Anglo Irish Bank shares suspended

12 April 2012

Anglo Irish Bank shares were suspended after the Irish Government dramatically announced it was nationalising the ailing lender.

A planned EGM of Anglo shareholders, due to take place to discuss a 1.5 billion euro state rescue plan, will now be opened and adjourned.

In an 11th-hour twist, the Irish Department of Finance said recapitalisation was not the way to secure the troubled bank's future, which has lost four top executives over a secret loans fiasco.

It said its funding position had been weakened, and unacceptable practices - including the 87 million euro (£79 million) loans controversy - had caused serious damage to its reputation.

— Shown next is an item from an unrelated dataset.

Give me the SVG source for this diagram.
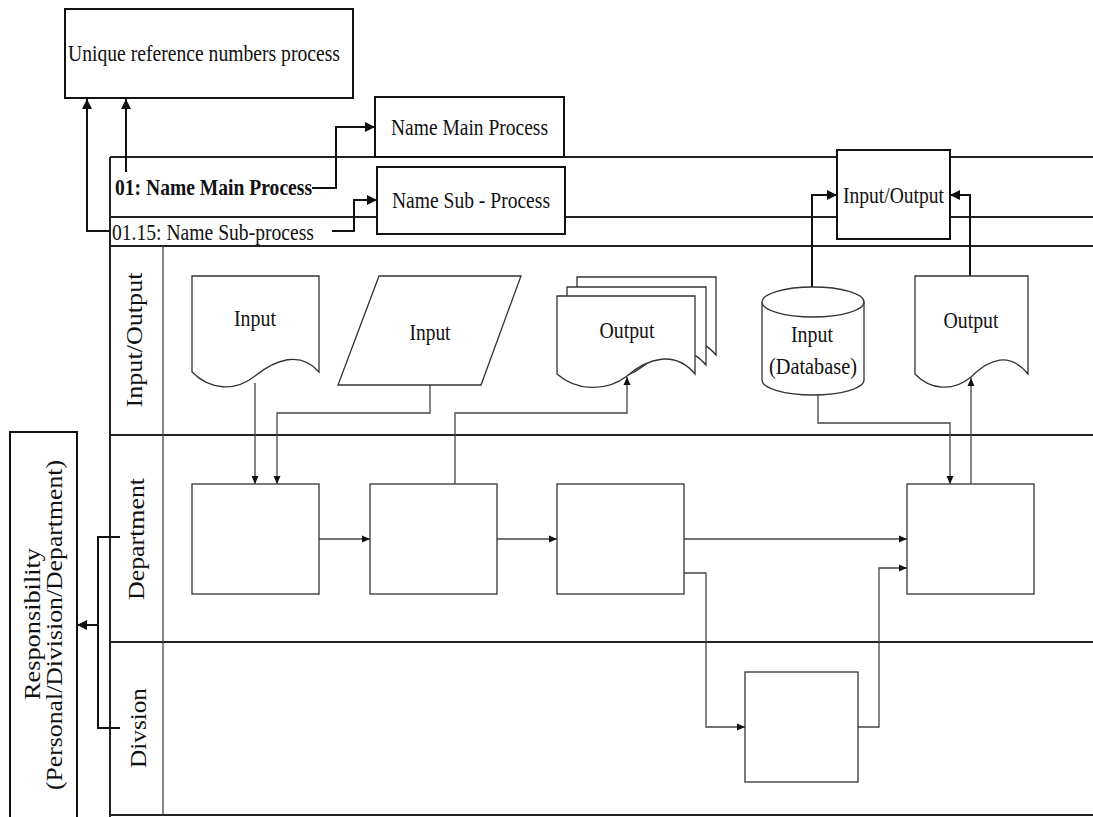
<svg xmlns="http://www.w3.org/2000/svg" width="1093" height="817" viewBox="0 0 1093 817">
<style>
.t{font-family:"Liberation Serif","Times New Roman",serif;font-size:23px;fill:#111}
.b{font-weight:bold}
.frame{fill:none;stroke:#222;stroke-width:2}
.box{fill:#fff;stroke:#111;stroke-width:2}
.shape{fill:#fff;stroke:#333;stroke-width:1.3}
.c{fill:none;stroke:#444;stroke-width:1.3}
.ck{fill:none;stroke:#111;stroke-width:2}
</style>
<defs>
<marker id="ak" markerUnits="userSpaceOnUse" markerWidth="11" markerHeight="10" refX="10" refY="5" orient="auto"><path d="M0,0L10,5L0,10Z" fill="#111"/></marker>
<marker id="as" markerUnits="userSpaceOnUse" markerWidth="9" markerHeight="8" refX="8" refY="4" orient="auto"><path d="M0,0.5L8,4L0,7.5Z" fill="#111"/></marker>
</defs>
<rect width="1093" height="817" fill="#fff"/>

<!-- swimlane frame -->
<g id="frame">
<path class="frame" d="M110,157V817M110,157H1093M110,217H1093M110,246H1093M110,435H1093M110,642H1093M110,815H1093"/>
<path class="c" d="M163,246V815"/>
<text class="t b" x="115" y="195" textLength="197" lengthAdjust="spacingAndGlyphs">01: Name Main Process</text>
<text class="t" x="112" y="240" textLength="202" lengthAdjust="spacingAndGlyphs">01.15: Name Sub-process</text>
<text class="t" transform="translate(142,340) rotate(-90)" text-anchor="middle" textLength="135" lengthAdjust="spacingAndGlyphs">Input/Output</text>
<text class="t" transform="translate(144,539) rotate(-90)" text-anchor="middle" textLength="122" lengthAdjust="spacingAndGlyphs">Department</text>
<text class="t" transform="translate(146,728) rotate(-90)" text-anchor="middle" textLength="80" lengthAdjust="spacingAndGlyphs">Divsion</text>
</g>

<!-- connectors -->
<g id="connectors">
<path class="ck" d="M110,231H87V99" marker-end="url(#ak)"/>
<path class="ck" d="M126,172V99" marker-end="url(#ak)"/>
<path class="ck" d="M312,188H336V127H375" marker-end="url(#ak)"/>
<path class="ck" d="M332,231H354V200H377" marker-end="url(#ak)"/>
<path class="ck" d="M812,287V195H837" marker-end="url(#ak)"/>
<path class="ck" d="M970,276V195H950" marker-end="url(#ak)"/>
<path class="ck" d="M120,537H98V728H120"/>
<path class="ck" d="M98,625H77" marker-end="url(#ak)"/>
<path class="c" d="M255,383V484" marker-end="url(#as)"/>
<path class="c" d="M430,385V413H277V484" marker-end="url(#as)"/>
<path class="c" d="M455,484V413H627V377" marker-end="url(#as)"/>
<path class="c" d="M818,395V423H950V484" marker-end="url(#as)"/>
<path class="c" d="M971,484V378" marker-end="url(#as)"/>
<path class="c" d="M319,539H370" marker-end="url(#as)"/>
<path class="c" d="M497,539H557" marker-end="url(#as)"/>
<path class="c" d="M684,539H907" marker-end="url(#as)"/>
<path class="c" d="M684,573H706V727H745" marker-end="url(#as)"/>
<path class="c" d="M858,727H879V568H907" marker-end="url(#as)"/>
</g>

<!-- header nodes -->
<g id="ref-numbers">
<rect class="box" x="65" y="9" width="288" height="89"/>
<text class="t" x="68" y="61" textLength="272" lengthAdjust="spacingAndGlyphs">Unique reference numbers process</text>
</g>
<g id="main-process">
<rect class="box" x="375" y="97" width="189" height="60"/>
<text class="t" x="391" y="135" textLength="157" lengthAdjust="spacingAndGlyphs">Name Main Process</text>
</g>
<g id="sub-process">
<rect class="box" x="377" y="167" width="188" height="67"/>
<text class="t" x="392" y="208" textLength="158" lengthAdjust="spacingAndGlyphs">Name Sub - Process</text>
</g>
<g id="io-header">
<rect class="box" x="837" y="150" width="113" height="89"/>
<text class="t" x="843" y="203" textLength="101" lengthAdjust="spacingAndGlyphs">Input/Output</text>
</g>
<g id="responsibility">
<rect class="box" x="10" y="432" width="67" height="400"/>
<text class="t" transform="translate(40,624) rotate(-90)" text-anchor="middle" textLength="152" lengthAdjust="spacingAndGlyphs">Responsibility</text>
<text class="t" transform="translate(62,625) rotate(-90)" text-anchor="middle" textLength="330" lengthAdjust="spacingAndGlyphs">(Personal/Division/Department)</text>
</g>

<!-- input/output lane -->
<g id="doc-input">
<path class="shape" d="M192,372V276H319V372C300,350 275,360 255,376C235,392 210,390 192,372Z"/>
<text class="t" x="255" y="326" text-anchor="middle" textLength="42" lengthAdjust="spacingAndGlyphs">Input</text>
</g>
<g id="data-input">
<path class="shape" d="M379,276H521L481,385H338Z"/>
<text class="t" x="430" y="340" text-anchor="middle" textLength="41" lengthAdjust="spacingAndGlyphs">Input</text>
</g>
<g id="multi-output">
<path class="shape" d="M577,355V277H716V355C698,333 672,341 652,357C632,373 600,371 577,355Z"/>
<path class="shape" d="M567,365V287H706V365C688,343 662,351 642,367C622,383 590,381 567,365Z"/>
<path class="shape" d="M557,374V296H695V374C675,350 648,358 627,376C605,393 575,390 557,374Z"/>
<text class="t" x="627" y="338" text-anchor="middle" textLength="55" lengthAdjust="spacingAndGlyphs">Output</text>
</g>
<g id="database">
<path class="shape" d="M762,302A51,15 0 0,1 864,302V380A51,15 0 0,1 762,380Z"/>
<path class="shape" d="M762,302A51,15 0 0,0 864,302" fill="none"/>
<text class="t" x="812" y="342" text-anchor="middle" textLength="42" lengthAdjust="spacingAndGlyphs">Input</text>
<text class="t" x="813" y="374" text-anchor="middle" textLength="88" lengthAdjust="spacingAndGlyphs">(Database)</text>
</g>
<g id="doc-output">
<path class="shape" d="M915,374V276H1028V374C1010,352 990,358 971,377C953,392 930,390 915,374Z"/>
<text class="t" x="971" y="328" text-anchor="middle" textLength="55" lengthAdjust="spacingAndGlyphs">Output</text>
</g>

<!-- department lane -->
<g id="step-1"><rect class="shape" x="192" y="484" width="127" height="110"/></g>
<g id="step-2"><rect class="shape" x="370" y="484" width="127" height="110"/></g>
<g id="step-3"><rect class="shape" x="557" y="484" width="127" height="110"/></g>
<g id="step-4"><rect class="shape" x="907" y="484" width="127" height="110"/></g>

<!-- division lane -->
<g id="step-5"><rect class="shape" x="745" y="672" width="113" height="110"/></g>
</svg>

"The funding position of the bank has weakened and unacceptable practices that took place within it have caused serious reputational damage to the bank at a time when overall market sentiment towards it was negative," a statement said.

"Accordingly, the Government believes that the recapitalisation is not now the appropriate and effective means to secure its continued viability. Therefore the Government must move to the final and decisive step of public ownership."

Anglo announced early on Friday that it had requested its shares be suspended from trading on the Irish Stock Exchange and the London Stock Exchange.

Once the flag bearer of the Irish economy, shares were worth 17 euro in 2007, but on Thursday closed at just 22 cents.

The Government said it had taken the nationalisation decision after consulting the board of the bank. Talks were also held with the Central Bank and Financial Regulator, both of which confirmed Anglo Irish remained solvent.

The Government said the institution was of systemic importance to Ireland and had a balance sheet of about 100 billion euro (£90 billion). It pledged to keep all employees with the company and said shareholder rights would be respected in the takeover, with compensation plans to be drawn up.